[start of ENTRIES SUPPLIED]

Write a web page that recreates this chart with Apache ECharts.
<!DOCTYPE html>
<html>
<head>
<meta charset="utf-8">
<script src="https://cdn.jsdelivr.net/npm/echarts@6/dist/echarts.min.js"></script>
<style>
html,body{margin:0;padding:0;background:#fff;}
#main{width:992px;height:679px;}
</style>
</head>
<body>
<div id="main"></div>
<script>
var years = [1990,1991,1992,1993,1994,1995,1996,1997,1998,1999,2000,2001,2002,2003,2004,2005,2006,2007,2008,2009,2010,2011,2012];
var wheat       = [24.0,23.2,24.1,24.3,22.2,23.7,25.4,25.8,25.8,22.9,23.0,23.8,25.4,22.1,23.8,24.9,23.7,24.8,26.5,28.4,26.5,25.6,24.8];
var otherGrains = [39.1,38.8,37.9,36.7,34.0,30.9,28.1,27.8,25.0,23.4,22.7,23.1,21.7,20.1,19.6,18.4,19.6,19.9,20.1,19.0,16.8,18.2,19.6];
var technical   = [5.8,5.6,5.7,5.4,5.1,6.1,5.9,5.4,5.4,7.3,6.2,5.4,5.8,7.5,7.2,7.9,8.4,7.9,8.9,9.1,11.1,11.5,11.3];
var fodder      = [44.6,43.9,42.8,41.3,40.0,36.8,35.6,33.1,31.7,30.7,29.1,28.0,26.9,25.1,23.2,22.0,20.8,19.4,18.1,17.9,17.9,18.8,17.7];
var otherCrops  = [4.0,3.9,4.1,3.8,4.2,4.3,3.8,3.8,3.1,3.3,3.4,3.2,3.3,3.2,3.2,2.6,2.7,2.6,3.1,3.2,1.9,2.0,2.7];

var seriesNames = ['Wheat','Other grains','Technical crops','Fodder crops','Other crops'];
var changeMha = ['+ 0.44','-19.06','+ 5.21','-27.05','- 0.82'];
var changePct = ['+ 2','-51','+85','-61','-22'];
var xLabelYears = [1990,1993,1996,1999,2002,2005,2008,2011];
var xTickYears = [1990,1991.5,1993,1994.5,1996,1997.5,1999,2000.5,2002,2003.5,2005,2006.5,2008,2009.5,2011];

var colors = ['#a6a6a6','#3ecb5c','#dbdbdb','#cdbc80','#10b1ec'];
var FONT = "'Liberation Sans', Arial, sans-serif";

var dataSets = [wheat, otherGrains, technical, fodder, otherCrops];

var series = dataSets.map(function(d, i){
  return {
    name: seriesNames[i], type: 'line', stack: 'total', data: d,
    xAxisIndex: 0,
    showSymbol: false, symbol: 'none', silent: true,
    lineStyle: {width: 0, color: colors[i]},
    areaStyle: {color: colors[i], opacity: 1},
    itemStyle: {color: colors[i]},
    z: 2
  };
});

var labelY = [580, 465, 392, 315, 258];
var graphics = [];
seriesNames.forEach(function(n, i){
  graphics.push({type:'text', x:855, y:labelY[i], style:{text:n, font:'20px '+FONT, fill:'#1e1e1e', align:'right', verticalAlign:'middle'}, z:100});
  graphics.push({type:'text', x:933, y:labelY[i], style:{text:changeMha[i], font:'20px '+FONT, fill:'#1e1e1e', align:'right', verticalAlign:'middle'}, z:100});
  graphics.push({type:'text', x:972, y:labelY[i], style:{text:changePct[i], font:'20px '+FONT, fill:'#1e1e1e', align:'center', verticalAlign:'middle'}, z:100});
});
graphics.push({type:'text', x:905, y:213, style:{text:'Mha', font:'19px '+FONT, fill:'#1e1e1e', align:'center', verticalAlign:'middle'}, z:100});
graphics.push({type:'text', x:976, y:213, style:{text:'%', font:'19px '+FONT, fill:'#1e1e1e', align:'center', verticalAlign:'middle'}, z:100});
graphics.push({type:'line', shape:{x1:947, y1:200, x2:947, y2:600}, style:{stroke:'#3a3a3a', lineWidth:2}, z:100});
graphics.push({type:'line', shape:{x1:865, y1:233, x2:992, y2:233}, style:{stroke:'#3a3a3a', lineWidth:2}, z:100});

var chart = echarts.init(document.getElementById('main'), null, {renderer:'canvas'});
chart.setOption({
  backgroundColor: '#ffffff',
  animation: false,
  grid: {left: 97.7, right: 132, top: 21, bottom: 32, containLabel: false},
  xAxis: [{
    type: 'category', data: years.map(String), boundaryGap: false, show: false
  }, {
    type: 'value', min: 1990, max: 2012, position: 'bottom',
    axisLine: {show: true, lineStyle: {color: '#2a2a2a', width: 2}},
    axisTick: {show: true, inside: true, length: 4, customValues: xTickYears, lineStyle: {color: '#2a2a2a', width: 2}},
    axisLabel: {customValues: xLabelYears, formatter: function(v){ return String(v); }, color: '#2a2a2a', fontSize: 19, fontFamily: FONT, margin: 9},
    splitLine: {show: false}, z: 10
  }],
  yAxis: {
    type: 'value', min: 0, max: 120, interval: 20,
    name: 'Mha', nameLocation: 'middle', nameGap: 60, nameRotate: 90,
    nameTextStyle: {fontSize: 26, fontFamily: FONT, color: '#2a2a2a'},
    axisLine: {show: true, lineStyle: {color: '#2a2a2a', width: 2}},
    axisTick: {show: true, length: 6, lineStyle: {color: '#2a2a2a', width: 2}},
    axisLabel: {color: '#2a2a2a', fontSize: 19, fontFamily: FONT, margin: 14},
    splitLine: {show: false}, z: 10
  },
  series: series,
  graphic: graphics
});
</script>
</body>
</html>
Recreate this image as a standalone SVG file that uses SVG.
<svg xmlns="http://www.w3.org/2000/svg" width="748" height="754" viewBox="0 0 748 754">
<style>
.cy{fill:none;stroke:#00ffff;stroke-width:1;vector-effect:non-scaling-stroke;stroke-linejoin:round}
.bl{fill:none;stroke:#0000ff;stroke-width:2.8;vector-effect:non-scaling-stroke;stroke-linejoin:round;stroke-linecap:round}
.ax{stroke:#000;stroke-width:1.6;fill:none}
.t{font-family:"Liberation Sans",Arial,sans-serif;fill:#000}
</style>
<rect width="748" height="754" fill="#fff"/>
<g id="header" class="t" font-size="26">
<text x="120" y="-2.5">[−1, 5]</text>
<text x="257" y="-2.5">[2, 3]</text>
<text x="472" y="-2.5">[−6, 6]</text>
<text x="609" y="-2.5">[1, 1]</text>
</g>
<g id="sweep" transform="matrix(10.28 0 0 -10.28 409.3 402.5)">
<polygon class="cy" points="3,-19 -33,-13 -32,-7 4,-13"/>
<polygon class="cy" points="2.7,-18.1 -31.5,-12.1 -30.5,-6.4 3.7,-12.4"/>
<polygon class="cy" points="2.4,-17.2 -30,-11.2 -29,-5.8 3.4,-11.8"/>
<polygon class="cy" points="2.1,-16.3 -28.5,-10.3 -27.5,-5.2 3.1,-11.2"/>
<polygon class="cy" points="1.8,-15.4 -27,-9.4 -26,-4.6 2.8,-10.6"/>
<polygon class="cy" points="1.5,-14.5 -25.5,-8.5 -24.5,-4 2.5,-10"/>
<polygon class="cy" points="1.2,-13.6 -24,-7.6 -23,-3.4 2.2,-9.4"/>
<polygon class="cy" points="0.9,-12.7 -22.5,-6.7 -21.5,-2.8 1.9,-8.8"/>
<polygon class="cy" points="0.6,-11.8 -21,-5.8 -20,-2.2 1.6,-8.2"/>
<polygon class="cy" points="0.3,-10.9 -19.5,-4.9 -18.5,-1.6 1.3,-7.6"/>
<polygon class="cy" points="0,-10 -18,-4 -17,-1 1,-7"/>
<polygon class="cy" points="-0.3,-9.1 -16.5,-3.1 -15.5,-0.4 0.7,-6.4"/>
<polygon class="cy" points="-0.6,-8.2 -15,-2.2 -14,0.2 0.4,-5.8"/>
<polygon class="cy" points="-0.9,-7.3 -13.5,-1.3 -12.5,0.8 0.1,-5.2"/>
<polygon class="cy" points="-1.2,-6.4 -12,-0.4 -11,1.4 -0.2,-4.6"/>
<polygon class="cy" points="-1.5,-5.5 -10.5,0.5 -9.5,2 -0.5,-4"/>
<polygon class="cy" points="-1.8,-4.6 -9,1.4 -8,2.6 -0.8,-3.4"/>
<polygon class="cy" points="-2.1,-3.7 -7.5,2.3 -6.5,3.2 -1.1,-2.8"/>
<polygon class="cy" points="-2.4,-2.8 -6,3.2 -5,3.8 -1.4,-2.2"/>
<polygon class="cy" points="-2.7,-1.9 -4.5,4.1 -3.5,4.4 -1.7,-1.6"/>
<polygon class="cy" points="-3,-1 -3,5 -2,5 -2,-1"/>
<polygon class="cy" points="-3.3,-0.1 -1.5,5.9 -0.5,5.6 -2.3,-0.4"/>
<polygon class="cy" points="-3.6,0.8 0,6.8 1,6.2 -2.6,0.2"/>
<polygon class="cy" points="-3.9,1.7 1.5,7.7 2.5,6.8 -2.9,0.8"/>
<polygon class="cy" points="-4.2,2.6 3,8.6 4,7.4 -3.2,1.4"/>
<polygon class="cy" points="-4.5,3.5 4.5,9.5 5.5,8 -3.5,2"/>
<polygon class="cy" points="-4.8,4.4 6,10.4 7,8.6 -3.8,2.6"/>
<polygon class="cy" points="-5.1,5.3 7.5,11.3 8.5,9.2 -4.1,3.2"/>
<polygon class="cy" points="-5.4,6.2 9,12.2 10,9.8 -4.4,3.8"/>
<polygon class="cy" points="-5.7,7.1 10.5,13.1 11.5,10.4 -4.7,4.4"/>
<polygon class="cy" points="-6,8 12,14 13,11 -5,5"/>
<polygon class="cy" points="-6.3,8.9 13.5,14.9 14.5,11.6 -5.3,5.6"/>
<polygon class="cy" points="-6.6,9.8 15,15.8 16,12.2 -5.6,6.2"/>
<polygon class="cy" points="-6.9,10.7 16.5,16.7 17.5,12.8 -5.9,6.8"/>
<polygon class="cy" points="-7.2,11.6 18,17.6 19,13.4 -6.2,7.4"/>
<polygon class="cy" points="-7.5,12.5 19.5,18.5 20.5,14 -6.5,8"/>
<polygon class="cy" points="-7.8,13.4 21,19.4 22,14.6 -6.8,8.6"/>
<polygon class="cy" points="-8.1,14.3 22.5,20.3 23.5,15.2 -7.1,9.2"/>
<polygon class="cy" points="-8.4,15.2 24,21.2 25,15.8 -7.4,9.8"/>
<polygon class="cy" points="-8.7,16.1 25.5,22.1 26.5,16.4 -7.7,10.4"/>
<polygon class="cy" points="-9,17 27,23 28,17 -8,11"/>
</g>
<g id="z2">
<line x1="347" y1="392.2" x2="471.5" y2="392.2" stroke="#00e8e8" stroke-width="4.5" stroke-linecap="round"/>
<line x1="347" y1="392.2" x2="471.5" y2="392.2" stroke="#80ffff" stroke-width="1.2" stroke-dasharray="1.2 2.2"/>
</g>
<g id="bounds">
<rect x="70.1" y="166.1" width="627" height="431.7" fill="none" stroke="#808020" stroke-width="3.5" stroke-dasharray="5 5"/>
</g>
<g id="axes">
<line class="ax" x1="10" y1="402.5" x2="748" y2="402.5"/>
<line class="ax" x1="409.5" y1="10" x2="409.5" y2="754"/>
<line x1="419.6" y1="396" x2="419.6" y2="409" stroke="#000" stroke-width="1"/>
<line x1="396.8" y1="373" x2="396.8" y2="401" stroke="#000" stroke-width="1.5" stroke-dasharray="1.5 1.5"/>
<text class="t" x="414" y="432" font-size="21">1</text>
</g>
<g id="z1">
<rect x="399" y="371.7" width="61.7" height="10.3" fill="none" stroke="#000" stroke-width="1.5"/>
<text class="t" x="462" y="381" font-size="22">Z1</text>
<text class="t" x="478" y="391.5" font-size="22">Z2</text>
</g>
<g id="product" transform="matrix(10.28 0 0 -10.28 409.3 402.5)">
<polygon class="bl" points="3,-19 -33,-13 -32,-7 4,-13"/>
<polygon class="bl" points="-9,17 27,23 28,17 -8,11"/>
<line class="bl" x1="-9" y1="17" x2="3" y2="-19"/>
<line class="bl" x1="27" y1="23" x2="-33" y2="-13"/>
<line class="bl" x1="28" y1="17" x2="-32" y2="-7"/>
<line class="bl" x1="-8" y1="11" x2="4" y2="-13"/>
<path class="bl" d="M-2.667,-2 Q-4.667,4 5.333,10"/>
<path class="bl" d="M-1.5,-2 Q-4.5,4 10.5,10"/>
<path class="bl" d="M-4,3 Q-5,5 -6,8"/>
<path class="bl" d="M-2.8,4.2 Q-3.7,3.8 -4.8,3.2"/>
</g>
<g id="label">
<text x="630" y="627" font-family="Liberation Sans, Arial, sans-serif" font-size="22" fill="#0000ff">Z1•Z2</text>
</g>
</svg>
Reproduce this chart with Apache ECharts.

[end of ENTRIES SUPPLIED]

• WRITTEN EXERCISE: Search the lines above for the string "with", then show every one that has it.

• ANSWER FOR THIS EXERCISE:
Write a web page that recreates this chart with Apache ECharts.
Reproduce this chart with Apache ECharts.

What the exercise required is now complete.